Size Up a Restaurant Without Eating a Bite

Whenever I'm with a friend looking for a place to eat, I find myself spouting off reasons why
a restaurant doesn't look good. "That place has teriyaki and burgers," I announce, "forget it."

Or, "Look at all those stickers on the window! Let's go there." Since wasting money on a bad meal can be a traumatizing experience, you often see people standing outside a restaurant, desperately trying to size it up. The brazen among us will even go inside to examine the atmosphere, as if we hope to find our double sitting at a table. It's a terribly uncertain feeling. Fortunately, we have the ability to prejudge.

Most people start with the menu. When a restaurant tries to do too much, or throws token items on the menu, it can be immediately off-putting.

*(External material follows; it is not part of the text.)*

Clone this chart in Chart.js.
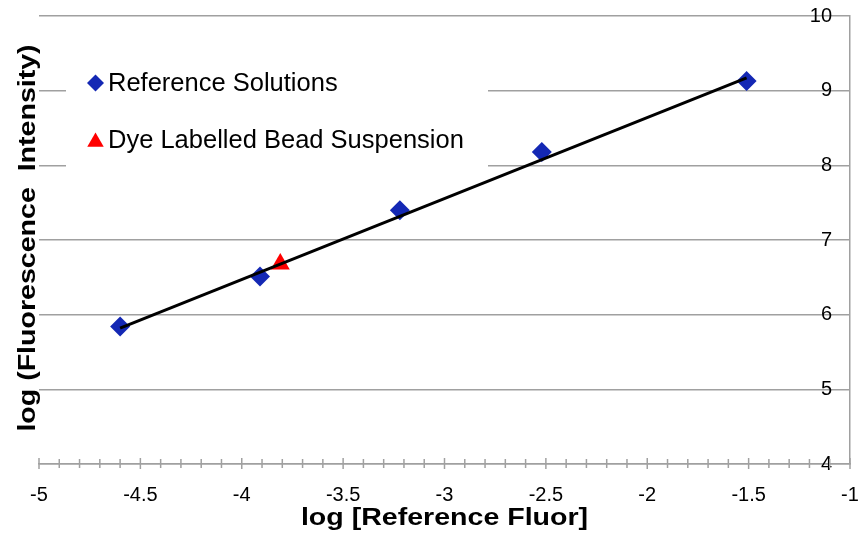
<!DOCTYPE html>
<html>
<head>
<meta charset="utf-8">
<script src="https://cdn.jsdelivr.net/npm/chart.js@4"></script>
<style>
  body { margin: 0; background: #fff; }
  canvas { display: block; }
</style>
</head>
<body>
<canvas id="myChart" width="863" height="535"></canvas>
<script>
// values
let refX = [-4.6, -3.91, -3.22, -2.52, -1.51];
let refY = [5.84, 6.51, 7.40, 8.18, 9.13];
let dyeX = [-3.81];
let dyeY = [6.68];
let trendX = [-4.6, -1.51];
let trendY = [5.82, 9.17];

let xMin = -5, xMax = -1;
let yMin = 4, yMax = 10;

let tituloX = 'log [Reference Fluor]';
let tituloY = 'log (Fluorescence  Intensity)';

const FONT = '"Liberation Sans", Arial, sans-serif';
const GRID = '#a0a0a0';

function puntos(xs, ys) {
  return xs.map((x, i) => ({ x: x, y: ys[i] }));
}

// ticks crossing the x axis (major every 0.5, minor every 0.1)
const marcasX = {
  id: 'marcasX',
  afterDraw(chart) {
    const sx = chart.scales.x;
    const ctx = chart.ctx;
    const y0 = chart.chartArea.bottom;
    ctx.save();
    ctx.strokeStyle = GRID;
    ctx.lineWidth = 1.5;
    sx.ticks.forEach(t => {
      const px = sx.getPixelForValue(t.value);
      const mayor = Math.abs(t.value * 2 - Math.round(t.value * 2)) < 1e-6;
      const arriba = mayor ? 6 : 5;
      const abajo = mayor ? 5 : 4;
      ctx.beginPath();
      ctx.moveTo(px, y0 - arriba);
      ctx.lineTo(px, y0 + abajo);
      ctx.stroke();
    });
    ctx.restore();
  }
};

// axis titles, a bit wider than the font like in the original
const titulos = {
  id: 'titulos',
  afterDraw(chart) {
    const ctx = chart.ctx;
    const a = chart.chartArea;
    ctx.save();
    ctx.fillStyle = '#000';
    ctx.font = 'bold 24px ' + FONT;
    ctx.textAlign = 'center';
    ctx.textBaseline = 'middle';
    ctx.save();
    ctx.translate((a.left + a.right) / 2, 518);
    ctx.scale(1.19, 1);
    ctx.fillText(tituloX, 0, 0);
    ctx.restore();
    ctx.save();
    ctx.translate(28, 238);
    ctx.rotate(-Math.PI / 2);
    ctx.scale(1.19, 1);
    ctx.fillText(tituloY, 0, 0);
    ctx.restore();
    ctx.restore();
  }
};

// legend inside the plot, white box over the grid
const leyenda = {
  id: 'leyenda',
  afterDatasetsDraw(chart) {
    const ctx = chart.ctx;
    ctx.save();
    ctx.fillStyle = '#fff';
    ctx.fillRect(66, 50, 422, 122);
    let fila = 0;
    chart.data.datasets.forEach(ds => {
      if (!ds.label) return;
      const y = 83 + fila * 57;
      ctx.fillStyle = ds.backgroundColor;
      Chart.helpers.drawPoint(ctx, {
        pointStyle: ds.pointStyle,
        radius: ds.pointStyle === 'triangle' ? 9.5 : 8.5,
        rotation: 0,
        borderWidth: 0
      }, 95.5, ds.pointStyle === 'triangle' ? y + 2 : y);
      ctx.fillStyle = '#000';
      ctx.font = '25.5px ' + FONT;
      ctx.textBaseline = 'middle';
      ctx.textAlign = 'left';
      ctx.fillText(ds.label, 108, y + 1);
      fila++;
    });
    ctx.restore();
  }
};

const ctx = document.getElementById('myChart');

new Chart(ctx, {
  type: 'scatter',
  data: {
    datasets: [{
      label: '',
      data: puntos(trendX, trendY),
      showLine: true,
      borderColor: '#000',
      borderWidth: 3,
      pointRadius: 0,
      order: 0
    }, {
      label: 'Reference Solutions',
      data: puntos(refX, refY),
      pointStyle: 'rectRot',
      pointRadius: 10,
      backgroundColor: '#1428b4',
      borderWidth: 0,
      order: 1
    }, {
      label: 'Dye Labelled Bead Suspension',
      data: puntos(dyeX, dyeY),
      pointStyle: 'triangle',
      pointRadius: 11,
      backgroundColor: '#ff0000',
      borderWidth: 0,
      order: 2
    }]
  },
  options: {
    responsive: false,
    animation: false,
    layout: { padding: { top: 16, left: 0, right: 0, bottom: 0 } },
    plugins: {
      legend: { display: false },
      tooltip: { enabled: false }
    },
    scales: {
      x: {
        type: 'linear',
        min: xMin,
        max: xMax,
        position: 'bottom',
        afterFit(s) { s.height = 71; s.paddingLeft = 0; s.paddingRight = 0; },
        grid: { display: false, drawTicks: false },
        border: { display: true, color: GRID, width: 1.5 },
        ticks: {
          stepSize: 0.1,
          autoSkip: false,
          maxRotation: 0,
          minRotation: 0,
          padding: 19,
          color: '#000',
          font: { family: FONT, size: 20 },
          callback: v => Math.abs(v * 2 - Math.round(v * 2)) < 1e-6 ? String(Math.round(v * 10) / 10) : ''
        }
      },
      y: {
        type: 'linear',
        min: yMin,
        max: yMax,
        position: 'right',
        afterFit(s) { s.width = 13; s.paddingTop = 0; s.paddingBottom = 0; },
        grid: { color: GRID, lineWidth: 1.5, drawTicks: false },
        border: { display: true, color: GRID, width: 1.5 },
        ticks: {
          stepSize: 1,
          mirror: true,
          padding: -18,
          color: '#000',
          font: { family: FONT, size: 20 }
        }
      },
      yTitulo: {
        type: 'linear',
        min: yMin,
        max: yMax,
        position: 'left',
        afterFit(s) { s.width = 39; s.paddingTop = 0; s.paddingBottom = 0; },
        grid: { display: false, drawTicks: false },
        border: { display: false },
        ticks: { display: false }
      }
    }
  },
  plugins: [marcasX, leyenda, titulos]
});
</script>
</body>
</html>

A teriyaki joint rarely serves good burgers, and you won't find a decent slice of pizza when gyros are also available. If they have all four on the menu, run. I tend to be attracted to menus that are almost condescending in their minuteness, the ones that found a good dish and made it over and over, like Kedai Makan with Nasi Goreng, or Paseo's with the Cuban. Still, no matter the size of the menu, I don't want to see certain words on it, like "famous," "gut-busting," or the overused "Our version of..."

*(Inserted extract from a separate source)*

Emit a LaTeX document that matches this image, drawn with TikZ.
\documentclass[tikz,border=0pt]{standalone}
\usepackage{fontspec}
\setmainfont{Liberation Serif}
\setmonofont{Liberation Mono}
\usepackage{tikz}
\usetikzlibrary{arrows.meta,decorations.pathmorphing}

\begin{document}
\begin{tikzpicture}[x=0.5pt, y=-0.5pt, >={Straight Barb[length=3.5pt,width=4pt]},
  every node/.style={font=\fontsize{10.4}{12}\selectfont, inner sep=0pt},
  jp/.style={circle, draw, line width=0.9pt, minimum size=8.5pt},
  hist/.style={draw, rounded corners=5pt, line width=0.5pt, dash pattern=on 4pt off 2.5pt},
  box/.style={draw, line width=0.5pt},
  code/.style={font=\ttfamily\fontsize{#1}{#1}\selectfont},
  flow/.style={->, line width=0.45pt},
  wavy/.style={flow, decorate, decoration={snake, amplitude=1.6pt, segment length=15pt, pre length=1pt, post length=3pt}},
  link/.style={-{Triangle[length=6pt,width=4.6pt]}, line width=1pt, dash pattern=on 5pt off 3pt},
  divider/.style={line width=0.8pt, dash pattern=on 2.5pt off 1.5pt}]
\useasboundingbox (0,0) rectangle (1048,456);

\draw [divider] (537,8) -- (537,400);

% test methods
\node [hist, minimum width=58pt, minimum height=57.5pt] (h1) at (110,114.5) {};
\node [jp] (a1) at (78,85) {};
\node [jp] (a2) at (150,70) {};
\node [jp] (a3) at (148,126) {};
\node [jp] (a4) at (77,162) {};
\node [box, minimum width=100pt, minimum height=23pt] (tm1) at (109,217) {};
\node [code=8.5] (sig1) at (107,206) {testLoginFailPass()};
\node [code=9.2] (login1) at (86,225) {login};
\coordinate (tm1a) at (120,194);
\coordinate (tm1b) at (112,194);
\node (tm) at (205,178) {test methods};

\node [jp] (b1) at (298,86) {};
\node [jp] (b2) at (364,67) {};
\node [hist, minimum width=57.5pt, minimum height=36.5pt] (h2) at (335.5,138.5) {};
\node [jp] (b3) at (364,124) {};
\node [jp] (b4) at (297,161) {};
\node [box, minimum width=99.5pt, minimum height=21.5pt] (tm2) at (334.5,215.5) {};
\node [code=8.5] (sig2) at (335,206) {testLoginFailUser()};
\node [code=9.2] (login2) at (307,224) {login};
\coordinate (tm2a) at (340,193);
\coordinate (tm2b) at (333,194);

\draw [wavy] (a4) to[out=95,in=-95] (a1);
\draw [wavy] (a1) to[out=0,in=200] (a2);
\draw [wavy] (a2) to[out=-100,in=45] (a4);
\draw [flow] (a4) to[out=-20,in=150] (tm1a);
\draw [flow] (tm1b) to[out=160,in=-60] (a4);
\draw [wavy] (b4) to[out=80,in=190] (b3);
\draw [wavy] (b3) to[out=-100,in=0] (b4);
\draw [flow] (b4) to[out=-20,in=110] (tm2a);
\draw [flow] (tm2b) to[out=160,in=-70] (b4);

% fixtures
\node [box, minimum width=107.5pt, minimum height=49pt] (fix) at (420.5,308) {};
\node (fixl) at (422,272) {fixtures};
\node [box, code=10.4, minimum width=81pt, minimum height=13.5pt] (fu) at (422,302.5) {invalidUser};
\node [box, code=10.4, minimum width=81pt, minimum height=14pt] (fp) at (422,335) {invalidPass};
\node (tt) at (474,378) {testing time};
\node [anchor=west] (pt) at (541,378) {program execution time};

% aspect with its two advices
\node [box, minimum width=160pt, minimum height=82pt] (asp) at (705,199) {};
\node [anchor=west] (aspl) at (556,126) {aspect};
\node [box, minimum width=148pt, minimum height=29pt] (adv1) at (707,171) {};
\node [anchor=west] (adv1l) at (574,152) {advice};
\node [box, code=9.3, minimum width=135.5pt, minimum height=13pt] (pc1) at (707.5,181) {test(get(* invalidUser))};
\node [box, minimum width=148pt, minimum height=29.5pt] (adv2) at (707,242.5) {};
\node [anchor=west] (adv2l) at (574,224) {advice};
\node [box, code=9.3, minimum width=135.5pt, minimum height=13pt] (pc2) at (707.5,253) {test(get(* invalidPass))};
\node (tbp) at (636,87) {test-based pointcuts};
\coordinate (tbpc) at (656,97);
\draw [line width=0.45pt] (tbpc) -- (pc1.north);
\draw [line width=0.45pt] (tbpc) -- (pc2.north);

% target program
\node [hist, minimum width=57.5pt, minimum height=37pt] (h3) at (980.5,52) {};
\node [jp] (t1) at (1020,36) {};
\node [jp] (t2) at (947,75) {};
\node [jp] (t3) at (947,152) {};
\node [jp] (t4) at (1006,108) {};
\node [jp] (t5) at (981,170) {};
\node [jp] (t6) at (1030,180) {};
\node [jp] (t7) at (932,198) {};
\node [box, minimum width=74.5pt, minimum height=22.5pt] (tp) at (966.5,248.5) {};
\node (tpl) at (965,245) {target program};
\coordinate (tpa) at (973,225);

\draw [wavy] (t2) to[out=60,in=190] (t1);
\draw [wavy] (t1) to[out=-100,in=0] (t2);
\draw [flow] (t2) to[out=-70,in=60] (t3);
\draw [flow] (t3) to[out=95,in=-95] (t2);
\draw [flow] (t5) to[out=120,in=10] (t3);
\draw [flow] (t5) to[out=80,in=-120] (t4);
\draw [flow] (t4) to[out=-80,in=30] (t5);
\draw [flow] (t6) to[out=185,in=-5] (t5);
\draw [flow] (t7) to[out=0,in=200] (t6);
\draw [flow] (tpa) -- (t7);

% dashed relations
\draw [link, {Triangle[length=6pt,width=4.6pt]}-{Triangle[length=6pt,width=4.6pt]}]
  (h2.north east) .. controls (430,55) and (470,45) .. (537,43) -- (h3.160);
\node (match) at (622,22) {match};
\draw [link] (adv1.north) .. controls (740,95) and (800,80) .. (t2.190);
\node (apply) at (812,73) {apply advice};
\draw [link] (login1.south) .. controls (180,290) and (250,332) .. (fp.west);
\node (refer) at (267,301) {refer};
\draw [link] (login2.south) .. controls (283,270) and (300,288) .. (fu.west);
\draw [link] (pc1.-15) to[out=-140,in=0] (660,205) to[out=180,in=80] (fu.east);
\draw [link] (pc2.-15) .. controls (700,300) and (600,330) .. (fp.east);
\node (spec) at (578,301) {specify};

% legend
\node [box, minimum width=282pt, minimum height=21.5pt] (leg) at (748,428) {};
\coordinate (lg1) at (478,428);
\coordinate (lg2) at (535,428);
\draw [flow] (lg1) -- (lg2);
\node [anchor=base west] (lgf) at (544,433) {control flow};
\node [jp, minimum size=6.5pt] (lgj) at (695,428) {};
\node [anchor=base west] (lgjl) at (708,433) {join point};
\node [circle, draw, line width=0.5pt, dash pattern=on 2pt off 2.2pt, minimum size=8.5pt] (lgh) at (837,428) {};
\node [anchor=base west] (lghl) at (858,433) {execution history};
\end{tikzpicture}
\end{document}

The name above the menu can also influence our thinking. I must have skipped R&L Home of Good Bar-B-Q and Italian Family Pizza twenty times, thinking their bland, generic names were somehow a reflection of the food. But both restaurants are wonderful. Why couldn't they just come out and say it? Don't answer that.

Ian Thackaberry, owner of Scratch Deli on Capitol Hill, has far more informed methods of judging. "If I walk into a place, and I've got a clear view to the kitchen, that's the best," he says. "When you run a kitchen, you start to realize that it takes certain equipment. Are they making a lot with a little, or are they making a little with a lot?"

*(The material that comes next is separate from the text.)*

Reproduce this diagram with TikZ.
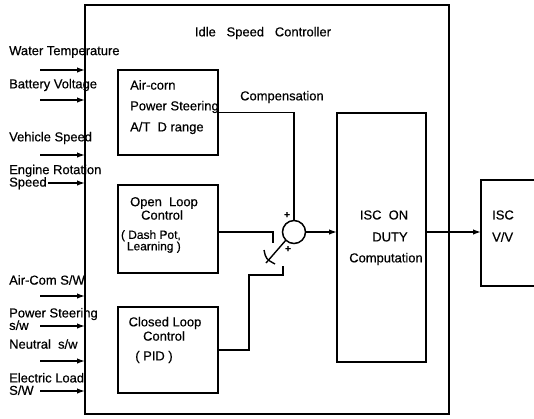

Transparency is key. "I think the most important thing is knowing where a place gets their ingredients...Not too long ago, I saw a particular distributor outside of a very well respected restaurant that serves twenty-dollar plates," he says, "and that distributor doesn't specialize in anything but total, mass-production factory food, and I realized that if a restaurant doesn’t say anything about the quality of their ingredients, but only use gourmet words to describe the food, that can totally be a turn off."

Of course, there are always the external trinkets of success. I tend to keep an eye out for the flora of stickers attached to the window, each representing some testament to the quality of the food, or the restaurant's ability to put stickers on the window. I rarely even bother to read the individual labels - they could be ADT stickers for all I know - but I just assume that some organization, be it Yelp or Zagat or Sticker Giver Magazine, deemed the restaurant worthy. I catch myself doing the exact same thing in video stores, when I skip over films that don't have quotes on the box. Such markers are not much help; they merely tell us that somewhere, someone with a job liked something.

The most deceptively simple sign of good food is the line. How can it be wrong? Lines are much harder to acquire than stickers or a clever menu. But before the populist magnetism envelops us, it's useful to examine the context of the line. A line can be the result of hype, extremely slow service,social media expertise, legitimately good fare, an already existing line, or the fact that that type of food is not available anywhere else in the area (you see this last example often in Seattle with barbecue and deli). Determining the line's origin story is a little tough when you're face to face to with it. You'll have plenty of time later, at home, when you're angrily Googling.

It’s important to avoid becoming too invested in our restaurant prejudices. On rare occasions, a restaurant will look, sound, and feel perfect, and you'll think, "This is my kind of place," only to realize after eating that it's not your kind of place, but is only pretending to be your kind of place. Some people never recover from that.